Mosques and Imams National Advisory Board
- Abbreviation: MINAB
- Formation: 27 June 2006
- Type: advisory and facilitatory body
- Location: London;
- Region served: United Kingdom
- Official language: English
- Chairman: Maulana Shahid Raza OBE
- Staff: 3
- Volunteers: 20
- Website: www.minab.org.uk

= Mosques and Imams National Advisory Board =

The Mosques and Imams National Advisory Board (MINAB) originated in the United Kingdom on 27 June 2006 with the aim of promoting best practice in British mosques. It is an independent self-regulatory body aspiring to build capacity in mosques, help deliver standards, and ensure mosque personnel have a better understanding of British Muslims' needs so that it can address any concerns more effectively. It works with and represents all Muslim traditions and schools of thought.

Following the launch of the draft constitution in November 2007, there was a further process of consultation with representatives of mosques, Islamic centres, Imam training institutes, leaders, and scholars. The consultation events took place in all the major cities in the UK and this work was undertaken by an interim steering group, composed of representatives from the four founder organisations: Al-Khoei Foundation, British Muslim Forum, Muslim Association of Britain and Muslim Council of Britain.

MINAB now has over six hundred mosques and Islamic institutes as its members. It is a charity registered under the laws of England & Wales with an accountable system of representation.

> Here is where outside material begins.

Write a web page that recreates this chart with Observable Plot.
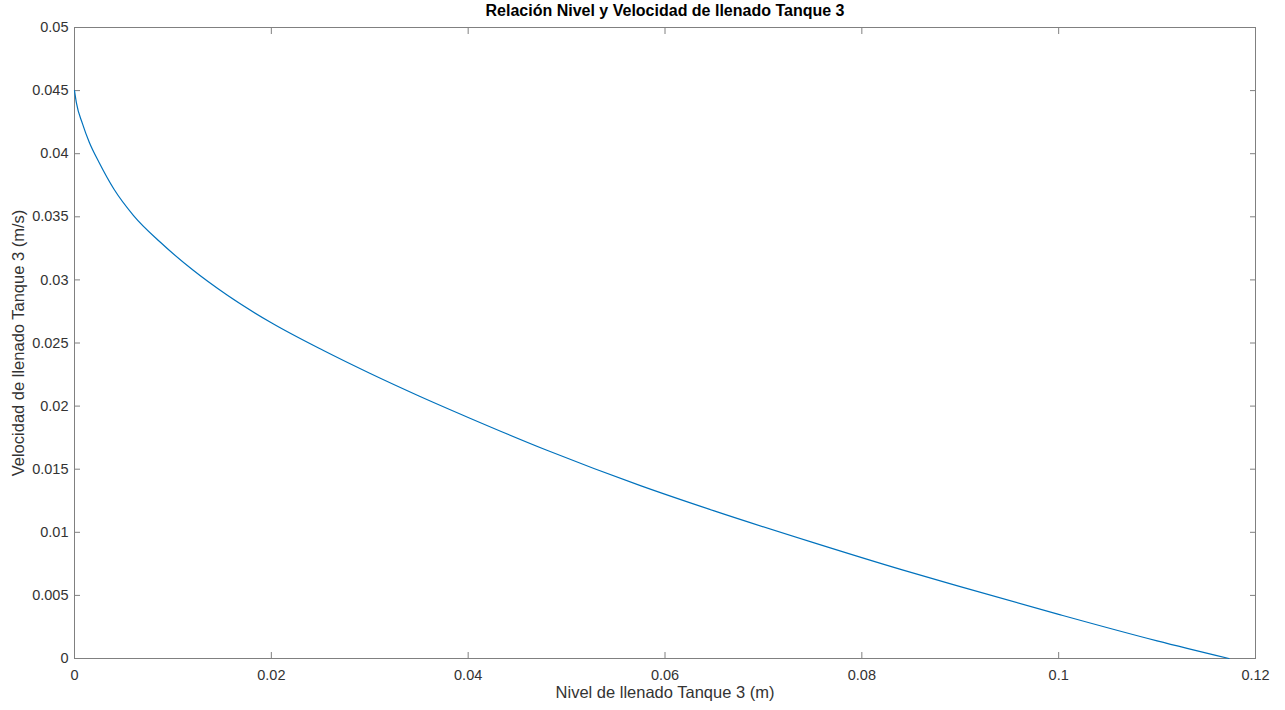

The MINAB will capacity-build mosques through standards. It has five standards:
1. Members apply principles of good corporate governance
2. Members ensure that services are provided by suitably qualified and or experienced personnel
3. There are systems and processes in place to ensure that there are no impediments to the participation in the activities, including governance, for young people
4. There are systems and processes in place to ensure that there are no impediments to the participation in the activities, including governance, for women
5. Members ensure there are programmes that promote civic responsibility of Muslims in the wider society

The process of self-certification is that the mosques will self-certify whether they fully meet or partially meet each of the above five standards. The MINAB will then randomly select 50% of the mosques that state that they fully meet the standard to assess how the organisation does so. If the assessment process highlights that the organisation does not meet the standard that it has self-certified that it does, the MINAB will then support it through its capacity building programme. The body has been praised by some, like Communities Secretary Hazel Blears. Others have questioned its apparent links with the government. Inayat Bunglawala said: "If MINAB is to stand any chance of gaining legitimacy and making actual progress then it will need to prove that it is free from governmental interference."